02 Nov 2021 17:05 IST

CAT 2021: How to make the most of last-minute prep

Exam deadlines are looming. Use these tips to avoid common errors and maximise your scores.

With many entrance tests lined up (CAT, NMAT, IIFT, SNAP, XAT, TISSNET, IRMA), it is natural for aspirants to feel overwhelmed. Here are a few pointers that will stand you in good stead and make a big difference in your preparation.

One of the biggest mistakes students commit is preparing only for select topics in the syllabus based on previous years’ question papers. CAT and other Online Management Entrance Tests (OMET) such as XAT and IIFT have a reputation for being unpredictable. There is a good probability that topics that did not have much weightage in recent years make a comeback and catch the unprepared ones by surprise. Therefore, it is ideal to prepare for all topics.

Regular mock tests with analysis

Most students believe the best way to prepare is to take as many mock tests as possible. This is not the right way to go about it as repeatedly taking mocks highlights the same weaknesses, and if students are not analysing their mistakes and rectifying them, then there will not be any major improvement in their performance. However, do not go to the other extreme on this. The “advanced” sectional tests are also to be done — one section per area every week.

Stay away from speculation

As specified earlier, CAT and other popular OMETs are known to assess and ask questions from a wide assortment of subject areas. There is no point speculating what might happen this year. This year, the IIMs have not disclosed the number of questions per section for CAT, but they have announced that the number of questions will come down. One should be prepared to tackle the exam regardless and the mocks should help you on this front.

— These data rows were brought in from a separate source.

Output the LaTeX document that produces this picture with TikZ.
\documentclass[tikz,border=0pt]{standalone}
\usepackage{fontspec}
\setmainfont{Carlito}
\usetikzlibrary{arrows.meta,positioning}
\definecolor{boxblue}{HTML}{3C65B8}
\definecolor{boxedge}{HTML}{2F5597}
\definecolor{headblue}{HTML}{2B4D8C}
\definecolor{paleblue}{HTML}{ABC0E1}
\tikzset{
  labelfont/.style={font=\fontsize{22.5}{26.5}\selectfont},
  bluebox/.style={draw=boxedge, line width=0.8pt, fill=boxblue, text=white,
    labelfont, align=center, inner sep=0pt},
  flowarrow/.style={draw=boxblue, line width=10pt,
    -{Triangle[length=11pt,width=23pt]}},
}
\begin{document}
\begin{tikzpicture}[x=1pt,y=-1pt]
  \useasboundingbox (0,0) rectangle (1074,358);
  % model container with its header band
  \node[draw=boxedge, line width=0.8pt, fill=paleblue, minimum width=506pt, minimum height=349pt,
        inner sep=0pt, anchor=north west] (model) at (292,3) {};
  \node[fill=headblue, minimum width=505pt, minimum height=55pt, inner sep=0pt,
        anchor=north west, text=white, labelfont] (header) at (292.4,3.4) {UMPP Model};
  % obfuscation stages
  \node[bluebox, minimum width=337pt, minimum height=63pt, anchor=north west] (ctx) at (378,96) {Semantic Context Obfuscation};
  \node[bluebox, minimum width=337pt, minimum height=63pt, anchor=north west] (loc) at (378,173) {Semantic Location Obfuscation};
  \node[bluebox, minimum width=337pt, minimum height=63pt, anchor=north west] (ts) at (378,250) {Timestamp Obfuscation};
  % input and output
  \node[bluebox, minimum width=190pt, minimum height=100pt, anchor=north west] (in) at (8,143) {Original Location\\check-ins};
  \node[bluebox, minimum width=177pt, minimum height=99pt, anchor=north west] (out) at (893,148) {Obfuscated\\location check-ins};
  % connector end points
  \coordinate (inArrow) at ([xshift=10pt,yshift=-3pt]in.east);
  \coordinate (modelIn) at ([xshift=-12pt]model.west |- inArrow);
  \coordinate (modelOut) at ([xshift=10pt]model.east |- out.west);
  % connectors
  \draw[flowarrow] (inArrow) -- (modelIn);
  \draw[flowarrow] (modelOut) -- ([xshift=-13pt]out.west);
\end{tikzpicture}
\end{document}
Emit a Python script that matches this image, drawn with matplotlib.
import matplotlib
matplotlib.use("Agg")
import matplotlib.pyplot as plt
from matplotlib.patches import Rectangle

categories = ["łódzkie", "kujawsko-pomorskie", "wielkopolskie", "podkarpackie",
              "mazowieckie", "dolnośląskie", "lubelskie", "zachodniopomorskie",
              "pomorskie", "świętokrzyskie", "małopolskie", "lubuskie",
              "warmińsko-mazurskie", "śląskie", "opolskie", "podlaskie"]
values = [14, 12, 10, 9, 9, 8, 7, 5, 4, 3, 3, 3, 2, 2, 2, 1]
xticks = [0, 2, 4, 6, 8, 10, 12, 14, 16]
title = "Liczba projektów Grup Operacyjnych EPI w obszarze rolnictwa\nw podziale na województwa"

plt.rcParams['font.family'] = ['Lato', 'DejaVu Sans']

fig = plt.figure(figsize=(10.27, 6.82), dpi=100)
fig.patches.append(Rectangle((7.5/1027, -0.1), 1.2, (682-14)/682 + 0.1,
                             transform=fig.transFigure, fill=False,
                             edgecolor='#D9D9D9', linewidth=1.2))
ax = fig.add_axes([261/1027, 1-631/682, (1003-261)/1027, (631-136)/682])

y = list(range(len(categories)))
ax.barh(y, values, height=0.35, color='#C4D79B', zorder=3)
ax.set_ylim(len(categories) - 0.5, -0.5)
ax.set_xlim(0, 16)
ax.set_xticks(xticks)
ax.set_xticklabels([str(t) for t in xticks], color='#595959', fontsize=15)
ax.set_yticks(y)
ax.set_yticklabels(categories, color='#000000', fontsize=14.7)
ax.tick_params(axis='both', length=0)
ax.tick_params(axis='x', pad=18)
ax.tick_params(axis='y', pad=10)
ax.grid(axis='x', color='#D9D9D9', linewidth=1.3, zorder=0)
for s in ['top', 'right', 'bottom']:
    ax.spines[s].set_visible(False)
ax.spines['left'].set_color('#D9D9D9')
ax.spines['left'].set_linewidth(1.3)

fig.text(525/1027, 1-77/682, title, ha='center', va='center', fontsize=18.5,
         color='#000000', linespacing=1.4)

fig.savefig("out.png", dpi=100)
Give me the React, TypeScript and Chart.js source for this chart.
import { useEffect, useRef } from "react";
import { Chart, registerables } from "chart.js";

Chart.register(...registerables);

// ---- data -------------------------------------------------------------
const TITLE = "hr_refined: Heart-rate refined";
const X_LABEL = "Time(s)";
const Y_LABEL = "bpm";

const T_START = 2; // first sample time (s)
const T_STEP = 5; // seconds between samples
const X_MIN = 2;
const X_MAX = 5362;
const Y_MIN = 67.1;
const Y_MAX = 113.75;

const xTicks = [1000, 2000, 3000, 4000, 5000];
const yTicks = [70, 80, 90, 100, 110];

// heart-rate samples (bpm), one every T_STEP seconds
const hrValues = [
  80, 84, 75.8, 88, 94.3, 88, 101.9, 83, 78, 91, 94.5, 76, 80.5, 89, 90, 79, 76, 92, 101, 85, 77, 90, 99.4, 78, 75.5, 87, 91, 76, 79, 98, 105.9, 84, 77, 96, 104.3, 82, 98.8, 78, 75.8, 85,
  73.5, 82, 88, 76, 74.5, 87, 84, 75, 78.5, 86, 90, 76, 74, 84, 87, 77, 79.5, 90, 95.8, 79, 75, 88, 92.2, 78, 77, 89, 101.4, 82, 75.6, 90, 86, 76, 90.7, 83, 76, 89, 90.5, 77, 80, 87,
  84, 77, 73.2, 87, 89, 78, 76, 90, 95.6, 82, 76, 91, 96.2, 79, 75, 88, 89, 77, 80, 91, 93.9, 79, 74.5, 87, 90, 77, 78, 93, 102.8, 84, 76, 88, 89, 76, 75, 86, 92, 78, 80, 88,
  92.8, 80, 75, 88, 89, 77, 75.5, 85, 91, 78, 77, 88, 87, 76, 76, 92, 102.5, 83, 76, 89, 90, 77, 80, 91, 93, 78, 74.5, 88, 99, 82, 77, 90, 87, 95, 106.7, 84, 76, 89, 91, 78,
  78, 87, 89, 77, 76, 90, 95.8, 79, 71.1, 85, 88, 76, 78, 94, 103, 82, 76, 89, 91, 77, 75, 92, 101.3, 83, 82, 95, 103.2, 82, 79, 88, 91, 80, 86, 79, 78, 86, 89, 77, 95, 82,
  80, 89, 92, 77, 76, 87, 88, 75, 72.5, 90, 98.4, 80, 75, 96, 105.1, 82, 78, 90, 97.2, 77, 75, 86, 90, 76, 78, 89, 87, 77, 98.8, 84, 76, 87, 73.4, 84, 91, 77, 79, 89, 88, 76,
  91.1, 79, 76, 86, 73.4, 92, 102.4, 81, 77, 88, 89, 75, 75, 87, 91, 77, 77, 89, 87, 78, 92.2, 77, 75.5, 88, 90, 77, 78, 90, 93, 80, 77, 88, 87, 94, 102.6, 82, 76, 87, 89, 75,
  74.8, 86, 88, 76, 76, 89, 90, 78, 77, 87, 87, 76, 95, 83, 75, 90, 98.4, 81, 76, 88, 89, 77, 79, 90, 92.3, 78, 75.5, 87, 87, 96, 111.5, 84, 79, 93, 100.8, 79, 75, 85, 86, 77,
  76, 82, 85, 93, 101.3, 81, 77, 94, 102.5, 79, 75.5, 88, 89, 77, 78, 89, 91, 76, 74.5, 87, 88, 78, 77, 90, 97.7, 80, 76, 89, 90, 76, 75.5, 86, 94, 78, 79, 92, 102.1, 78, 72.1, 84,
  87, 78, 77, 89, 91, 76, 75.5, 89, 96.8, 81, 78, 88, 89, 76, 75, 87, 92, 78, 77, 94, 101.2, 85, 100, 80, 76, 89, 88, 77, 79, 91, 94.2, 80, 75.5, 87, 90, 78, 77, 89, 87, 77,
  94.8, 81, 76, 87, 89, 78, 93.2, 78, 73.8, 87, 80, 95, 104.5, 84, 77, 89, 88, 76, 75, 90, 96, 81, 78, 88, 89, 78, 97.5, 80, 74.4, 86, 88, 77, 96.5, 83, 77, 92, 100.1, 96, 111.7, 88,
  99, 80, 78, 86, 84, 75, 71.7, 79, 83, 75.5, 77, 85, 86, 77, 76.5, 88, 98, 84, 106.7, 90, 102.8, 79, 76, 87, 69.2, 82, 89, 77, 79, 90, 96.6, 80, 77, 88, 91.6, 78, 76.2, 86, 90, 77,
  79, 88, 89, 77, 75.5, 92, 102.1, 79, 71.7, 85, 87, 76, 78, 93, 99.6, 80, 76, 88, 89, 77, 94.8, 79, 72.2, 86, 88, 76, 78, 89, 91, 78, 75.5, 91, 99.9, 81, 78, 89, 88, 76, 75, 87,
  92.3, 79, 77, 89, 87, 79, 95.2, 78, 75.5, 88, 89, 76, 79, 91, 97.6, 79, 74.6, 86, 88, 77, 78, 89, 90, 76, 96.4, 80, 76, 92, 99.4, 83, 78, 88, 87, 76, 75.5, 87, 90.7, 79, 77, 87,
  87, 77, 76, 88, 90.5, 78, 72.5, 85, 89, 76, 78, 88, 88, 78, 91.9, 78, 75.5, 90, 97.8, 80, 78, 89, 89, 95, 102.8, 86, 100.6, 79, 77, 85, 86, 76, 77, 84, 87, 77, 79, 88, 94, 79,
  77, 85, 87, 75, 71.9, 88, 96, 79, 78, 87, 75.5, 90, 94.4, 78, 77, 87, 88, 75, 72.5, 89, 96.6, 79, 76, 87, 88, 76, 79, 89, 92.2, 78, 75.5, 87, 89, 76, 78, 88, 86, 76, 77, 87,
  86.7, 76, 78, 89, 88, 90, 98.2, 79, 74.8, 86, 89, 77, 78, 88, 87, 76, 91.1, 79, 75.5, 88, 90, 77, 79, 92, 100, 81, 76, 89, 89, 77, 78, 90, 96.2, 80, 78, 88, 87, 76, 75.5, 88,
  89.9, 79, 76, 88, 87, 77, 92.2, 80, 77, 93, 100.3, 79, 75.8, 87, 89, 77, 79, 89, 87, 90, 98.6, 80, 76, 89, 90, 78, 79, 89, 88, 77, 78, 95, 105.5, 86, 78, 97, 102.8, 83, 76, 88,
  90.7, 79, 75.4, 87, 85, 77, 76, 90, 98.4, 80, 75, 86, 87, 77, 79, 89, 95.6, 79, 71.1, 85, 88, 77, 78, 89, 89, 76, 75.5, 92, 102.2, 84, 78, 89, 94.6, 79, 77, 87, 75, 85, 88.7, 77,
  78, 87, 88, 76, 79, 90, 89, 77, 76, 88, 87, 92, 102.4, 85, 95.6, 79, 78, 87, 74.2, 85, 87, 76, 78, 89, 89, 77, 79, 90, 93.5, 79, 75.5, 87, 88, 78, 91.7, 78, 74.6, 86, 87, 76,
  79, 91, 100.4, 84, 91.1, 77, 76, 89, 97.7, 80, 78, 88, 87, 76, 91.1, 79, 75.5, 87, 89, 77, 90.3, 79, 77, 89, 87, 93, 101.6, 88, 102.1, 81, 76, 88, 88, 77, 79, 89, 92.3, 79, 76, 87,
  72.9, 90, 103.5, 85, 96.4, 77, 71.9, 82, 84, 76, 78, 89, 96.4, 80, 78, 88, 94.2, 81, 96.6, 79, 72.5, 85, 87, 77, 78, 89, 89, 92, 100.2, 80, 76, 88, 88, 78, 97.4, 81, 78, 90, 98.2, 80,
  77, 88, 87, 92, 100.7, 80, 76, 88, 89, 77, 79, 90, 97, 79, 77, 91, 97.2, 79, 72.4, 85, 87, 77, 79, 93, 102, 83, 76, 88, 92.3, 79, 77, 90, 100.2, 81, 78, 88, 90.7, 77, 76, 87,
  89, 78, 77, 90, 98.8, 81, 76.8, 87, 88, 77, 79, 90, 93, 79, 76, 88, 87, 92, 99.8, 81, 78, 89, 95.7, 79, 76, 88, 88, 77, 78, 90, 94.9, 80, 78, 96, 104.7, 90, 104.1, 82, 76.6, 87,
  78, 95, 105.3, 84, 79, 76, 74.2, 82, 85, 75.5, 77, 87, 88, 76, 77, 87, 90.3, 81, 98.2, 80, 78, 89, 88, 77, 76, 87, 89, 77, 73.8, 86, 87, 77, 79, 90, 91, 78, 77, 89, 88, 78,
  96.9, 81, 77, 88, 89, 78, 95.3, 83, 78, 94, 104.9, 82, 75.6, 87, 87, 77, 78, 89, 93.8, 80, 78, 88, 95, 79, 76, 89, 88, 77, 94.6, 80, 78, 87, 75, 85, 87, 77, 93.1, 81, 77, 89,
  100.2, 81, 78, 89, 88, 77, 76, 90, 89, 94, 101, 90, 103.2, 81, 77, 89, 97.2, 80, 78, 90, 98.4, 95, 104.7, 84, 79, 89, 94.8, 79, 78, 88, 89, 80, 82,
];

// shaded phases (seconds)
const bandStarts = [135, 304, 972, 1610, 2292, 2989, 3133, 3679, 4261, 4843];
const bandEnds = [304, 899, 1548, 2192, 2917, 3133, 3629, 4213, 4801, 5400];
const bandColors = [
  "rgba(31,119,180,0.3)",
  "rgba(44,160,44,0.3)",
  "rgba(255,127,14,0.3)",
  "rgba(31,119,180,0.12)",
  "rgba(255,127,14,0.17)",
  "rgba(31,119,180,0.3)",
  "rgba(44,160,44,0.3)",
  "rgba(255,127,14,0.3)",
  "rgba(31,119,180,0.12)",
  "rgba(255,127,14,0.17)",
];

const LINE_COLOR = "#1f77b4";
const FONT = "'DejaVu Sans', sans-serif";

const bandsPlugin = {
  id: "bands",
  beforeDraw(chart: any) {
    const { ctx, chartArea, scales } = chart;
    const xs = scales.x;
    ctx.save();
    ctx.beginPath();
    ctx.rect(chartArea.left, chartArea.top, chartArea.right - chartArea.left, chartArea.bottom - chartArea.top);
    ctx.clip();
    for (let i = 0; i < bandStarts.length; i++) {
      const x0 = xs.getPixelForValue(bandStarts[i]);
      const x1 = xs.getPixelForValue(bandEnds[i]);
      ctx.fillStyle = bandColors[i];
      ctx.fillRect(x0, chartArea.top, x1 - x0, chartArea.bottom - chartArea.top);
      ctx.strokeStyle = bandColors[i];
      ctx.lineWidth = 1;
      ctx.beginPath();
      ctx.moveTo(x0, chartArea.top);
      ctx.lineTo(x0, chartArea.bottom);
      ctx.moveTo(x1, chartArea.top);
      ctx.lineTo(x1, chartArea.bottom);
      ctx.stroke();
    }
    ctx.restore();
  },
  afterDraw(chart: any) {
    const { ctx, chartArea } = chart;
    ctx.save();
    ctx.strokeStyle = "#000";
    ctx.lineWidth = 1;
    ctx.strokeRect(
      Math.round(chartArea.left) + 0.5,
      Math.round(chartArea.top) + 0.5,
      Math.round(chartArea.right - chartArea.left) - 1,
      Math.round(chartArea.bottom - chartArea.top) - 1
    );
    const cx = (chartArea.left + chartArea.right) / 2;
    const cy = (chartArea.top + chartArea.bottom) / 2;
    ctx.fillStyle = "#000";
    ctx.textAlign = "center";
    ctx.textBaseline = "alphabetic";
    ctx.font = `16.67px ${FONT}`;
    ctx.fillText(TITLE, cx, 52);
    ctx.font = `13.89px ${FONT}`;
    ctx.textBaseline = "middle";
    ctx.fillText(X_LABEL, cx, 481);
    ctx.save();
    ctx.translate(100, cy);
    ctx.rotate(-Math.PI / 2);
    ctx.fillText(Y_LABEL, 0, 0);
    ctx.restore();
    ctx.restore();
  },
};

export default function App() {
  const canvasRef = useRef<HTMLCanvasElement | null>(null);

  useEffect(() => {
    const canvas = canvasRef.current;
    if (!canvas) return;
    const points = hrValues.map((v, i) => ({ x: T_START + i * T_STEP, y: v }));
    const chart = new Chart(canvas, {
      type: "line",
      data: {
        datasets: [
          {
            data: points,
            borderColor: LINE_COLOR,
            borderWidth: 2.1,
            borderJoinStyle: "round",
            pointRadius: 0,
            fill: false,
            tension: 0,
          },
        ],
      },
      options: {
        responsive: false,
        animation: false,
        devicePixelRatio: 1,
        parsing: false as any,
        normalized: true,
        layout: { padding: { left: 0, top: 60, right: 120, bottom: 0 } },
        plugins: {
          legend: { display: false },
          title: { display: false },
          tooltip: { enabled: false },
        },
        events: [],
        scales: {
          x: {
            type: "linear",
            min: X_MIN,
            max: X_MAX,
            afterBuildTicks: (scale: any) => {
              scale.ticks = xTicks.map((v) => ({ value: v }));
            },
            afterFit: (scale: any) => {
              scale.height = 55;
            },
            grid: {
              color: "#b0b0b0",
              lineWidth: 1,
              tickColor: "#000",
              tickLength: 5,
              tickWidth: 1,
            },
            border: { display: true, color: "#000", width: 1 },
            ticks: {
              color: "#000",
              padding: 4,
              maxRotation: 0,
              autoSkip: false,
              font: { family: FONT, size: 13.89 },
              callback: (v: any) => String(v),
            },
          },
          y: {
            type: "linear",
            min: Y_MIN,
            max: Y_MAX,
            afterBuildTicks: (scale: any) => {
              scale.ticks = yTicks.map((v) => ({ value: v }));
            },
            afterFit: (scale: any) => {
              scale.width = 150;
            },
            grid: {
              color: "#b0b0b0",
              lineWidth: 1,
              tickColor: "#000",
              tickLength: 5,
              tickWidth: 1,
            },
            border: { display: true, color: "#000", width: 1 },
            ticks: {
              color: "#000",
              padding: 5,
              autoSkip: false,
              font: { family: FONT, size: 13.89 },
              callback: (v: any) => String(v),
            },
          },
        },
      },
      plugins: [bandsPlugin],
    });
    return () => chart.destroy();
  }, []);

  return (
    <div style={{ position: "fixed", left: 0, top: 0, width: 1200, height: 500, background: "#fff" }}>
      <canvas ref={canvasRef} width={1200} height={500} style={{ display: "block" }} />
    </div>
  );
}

CAT and all OMETs have negative markings. The negative marking is to deter students from attempting an extravagant number of questions even without solving them. Blind guessing almost always leads to a negative/low score and is to be avoided. However, if you are able to eliminate two or three choices (out of the four or five) in a systematic way, then you may consider making an “educated guess”, based on what your instinct tells you. Keep in mind that your “instinct” will be able to guide you only if you have fed it well, — if you have prepared well enough.

Maximising score is key

Targeting a pre-set number of questions to clear the cut-offs is not a great strategy as the cut-offs are a function of the difficulty level of the section and the paper.If the sections are individually timed, as they are in CAT, you anyway have only 60 minutes to do what you can with the section. So, the task at hand is clear. For exams that have all the sections available throughout the test, the number of attempts per section should be decided during the test, based on the difficulty of the paper, and not before.

Have a measurable prep plan

Have a focused and measurable plan for the coming months. For instance, in the verbal ability area, one could target completing a pre-decided number of exercises in each area every day. Or, a day each for the different question types on paragraphs (para-jumbles, para-completion, and para-summary), followed by three days of intensive grammar prep covering all the standard models of questions. You may include a few novels in your plan. You can take a call on vocabulary, based on the level you are at currently. A targeted plan like this will help you track your progress on a real-time basis.

If you think your performance in one of the areas is trailing compared to others, then you could begin by working on the weak area to bring it at par. It is important to devise a plan for each topic/question type within each subject and define targets. Similarly, if you look at the QA area, you should apportion your time according to arithmetic, numbers, geometry and mensuration, and pure maths. Do a realistic analysis of your comfort level with each of these areas. For a strong area, you could simply revise difficult or advanced problems. For a weak area, you should solve from the basics upwards.

What if I think that I am not going to crack it?

If you have just about started serious preparation, or you think you may not make it into the top-percentile range, hedge your risks. You can do so by looking at the patterns of a few exams other than CAT (CMAT, TISS, SNAP). You will find that the difficulty level of the questions in these tests is not as high as others. Also, most of these exams are held post-CAT. So, even if you are just about to start your preparation, you have time. The sectoral programmes of various institutes tend to attract a lesser number of applications than the regular exams. Moreover, the selection processes tend to be easier than the flagship programmes. Identify a few such programs or B-schools that offer a good return on investment instead. All the best.